Current benchmark scale in this repository:
- Positive peptides:
426 - Negative peptides:
6865 - Feature space before selection:
2121 - Retained features:
700
Reported performance from the current internal benchmark:
- Sensitivity:
0.9294 - Specificity:
0.8824 - Accuracy:
0.9059 - MCC:
0.8127 - AUROC:
0.9460
B3BPFN/
├── data/
│ ├── all_negative.fasta
│ └── all_positive.fasta
├── models/
│ ├── kbest_selector.pkl
│ ├── optimal_threshold.txt
│ ├── standard_scaler.pkl
│ ├── tabpfn_classifier.pkl
│ └── variance_selector.pkl
├── tests/
│ └── test_predict_cli.py
├── predict_peptide.py
├── train_peptide_final.py
└── README.md
This project is intended to run on a Linux server or a compute node with a configured Python environment. At minimum, you will need:
- Python 3.10 or newer
numpypandastorchjoblibscikit-learntransformerstabpfniFeatureOmegaCLI
Notes:
- The ESM2 backbone is loaded from Hugging Face on first use.
- Training and large-batch inference are best run on a GPU-enabled server.
iFeatureOmegaCLIinstallation can vary by environment; follow your server setup conventions if you already maintain a shared bioinformatics stack.
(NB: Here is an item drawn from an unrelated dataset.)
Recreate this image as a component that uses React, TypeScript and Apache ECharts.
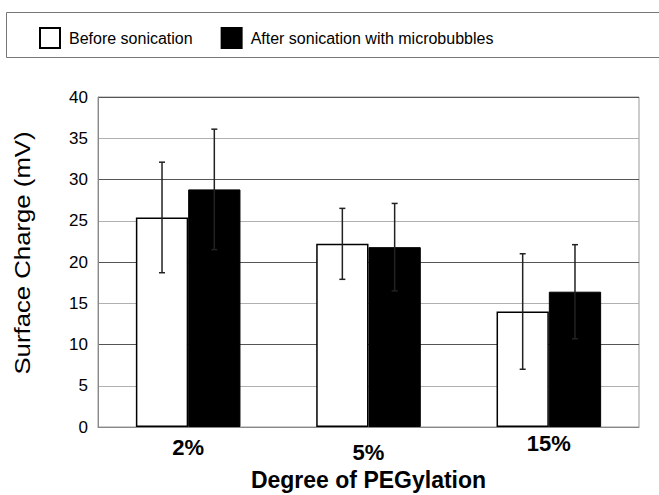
import React, { useEffect, useRef } from "react";
import * as echarts from "echarts";

const categories = ["2%", "5%", "15%"];
const categoryLabelDrop = [4, 9, 0];
const beforeValues = [25.4, 22.2, 14.0];
const afterValues = [28.8, 21.8, 16.4];
const beforeErr = [6.7, 4.3, 7.0];
const afterErr = [7.3, 5.3, 5.7];
const yTicks = [0, 5, 10, 15, 20, 25, 30, 35, 40];
const seriesNames = ["Before sonication", "After sonication with microbubbles"];
const yTitle = "Surface Charge (mV)";
const xTitle = "Degree of PEGylation";

const CAT_GAP = 0.42;
const FONT = "Liberation Sans, Arial, sans-serif";

export default function App() {
  const ref = useRef<HTMLDivElement>(null);
  useEffect(() => {
    if (!ref.current) return;
    const chart = echarts.init(ref.current, undefined, { renderer: "svg" });
    const barFrac = (1 - CAT_GAP) / 2;
    const errSeries = (vals: number[], errs: number[], side: number, name: string) => ({
      type: "custom",
      name,
      z: 10,
      silent: true,
      data: vals.map((v, i) => [i, v, errs[i]]),
      renderItem: (params: any, api: any) => {
        const i = api.value(0);
        const v = api.value(1);
        const e = api.value(2);
        const band = api.size([1, 0])[0];
        const off = (side * band * barFrac) / 2;
        const top = api.coord([i, v + e]);
        const bot = api.coord([i, v - e]);
        const x = top[0] + off;
        const cap = 3;
        const style = { stroke: "#222", lineWidth: 1.5 };
        return {
          type: "group",
          children: [
            { type: "line", shape: { x1: x, y1: top[1], x2: x, y2: bot[1] }, style },
            { type: "line", shape: { x1: x - cap, y1: top[1], x2: x + cap, y2: top[1] }, style },
            { type: "line", shape: { x1: x - cap, y1: bot[1], x2: x + cap, y2: bot[1] }, style },
          ],
        };
      },
    });
    chart.setOption({
      animation: false,
      backgroundColor: "#fff",
      textStyle: { fontFamily: FONT },
      grid: {
        left: 98,
        right: 20,
        top: 97,
        bottom: 68,
        show: true,
        borderColor: "#999",
        borderWidth: 1,
        containLabel: false,
        outerBoundsMode: "none",
      },
      legend: {
        show: true,
        data: seriesNames,
        left: 39,
        top: 27,
        padding: 0,
        itemWidth: 20,
        itemHeight: 20,
        itemGap: 28,
        icon: "rect",
        textStyle: { fontSize: 16, color: "#000", fontFamily: FONT, padding: [0, 0, 0, 4] },
      },
      graphic: [
        {
          type: "rect",
          shape: { x: 6.5, y: 12.5, width: 660, height: 45 },
          style: { fill: "none", stroke: "#777", lineWidth: 1 },
          silent: true,
        },
        {
          type: "text",
          x: 22,
          y: 253,
          rotation: Math.PI / 2,
          scaleX: 1.17,
          silent: true,
          style: {
            text: yTitle,
            fontSize: 22,
            fontFamily: FONT,
            fill: "#000",
            align: "center",
            verticalAlign: "middle",
          },
        },
      ],
      xAxis: {
        type: "category",
        data: categories.map((c, i) => ({
          value: c,
          textStyle: { padding: [categoryLabelDrop[i], 0, 0, 0] },
        })),
        axisLine: { lineStyle: { color: "#888", width: 1 } },
        axisTick: { show: false },
        axisLabel: { fontSize: 22, lineHeight: 20, fontWeight: "bold", color: "#000", margin: 6 },
        name: xTitle,
        nameLocation: "middle",
        nameGap: 42,
        nameMoveOverlap: false,
        nameTextStyle: { fontSize: 23, lineHeight: 22, fontWeight: "bold", color: "#000" },
      },
      yAxis: {
        type: "value",
        min: 0,
        max: 40,
        interval: 5,
        axisLine: { show: true, lineStyle: { color: "#888" } },
        axisTick: { show: false },
        axisLabel: {
          fontSize: 17,
          color: "#000",
          margin: 10,
          formatter: (v: number) => (yTicks.includes(v) ? String(v) : ""),
        },
        splitLine: { lineStyle: { color: ["#555", "#b0b0b0"], width: 1 } },
      },
      series: [
        {
          type: "bar",
          name: seriesNames[0],
          data: beforeValues,
          barGap: "0%",
          barCategoryGap: `${CAT_GAP * 100}%`,
          itemStyle: { color: "#fff", borderColor: "#000", borderWidth: 1.5 },
        },
        {
          type: "bar",
          name: seriesNames[1],
          data: afterValues,
          itemStyle: { color: "#000", borderColor: "#000", borderWidth: 1 },
        },
        errSeries(beforeValues, beforeErr, -1, "errBefore"),
        errSeries(afterValues, afterErr, 1, "errAfter"),
      ],
    });
    return () => chart.dispose();
  }, []);
  return <div ref={ref} style={{ width: 659, height: 495, position: "absolute", left: 0, top: 0 }} />;
}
The benchmark data are stored in FASTA format:
data/all_positive.fasta: curated BBB-penetrating peptidesdata/all_negative.fasta: curated non-BBB-penetrating peptides
The current training script builds a balanced test set by holding out 20% of the positive peptides and sampling the same number of negatives.
Run training from the repository root:
python3 train_peptide_final.pyThe script will:
- read the FASTA files under
data/ - extract ESM2 and iFeatureOmega features
- perform variance filtering, scaling, and top-700 feature selection
- undersample the negative class to a 1:5 positive-to-negative ratio
- train the TabPFN classifier
- write the resulting artifacts to
models/
Prepare an input FASTA file such as:
>pep_1
RRWQWRMKKLG
>pep_2
ACDEFGHIKLMNP
Then run:
python3 predict_peptide.py -i input.fasta -o bbb_predictions.csvOptional arguments:
-m, --model_dir: path to the saved model directory, default ismodels-o, --output: output CSV path, default isbbb_predictions.csv
The output CSV contains:
IDSequenceProbabilityPrediction(BBB+orBBB-)
- The training script uses a fixed random seed of
42. - The exported objects in
models/are the exact preprocessing and classification artifacts used by the inference script. tabpfn_classifier.pklis tracked with Git LFS because of its size.
This repository currently includes a lightweight regression test to ensure that the default inference model path stays aligned with the published repository layout:
python3 -m unittest tests/test_predict_cli.pyThis repository is being prepared as a code release first. Paper metadata, citation information, and author details are intentionally omitted at this stage.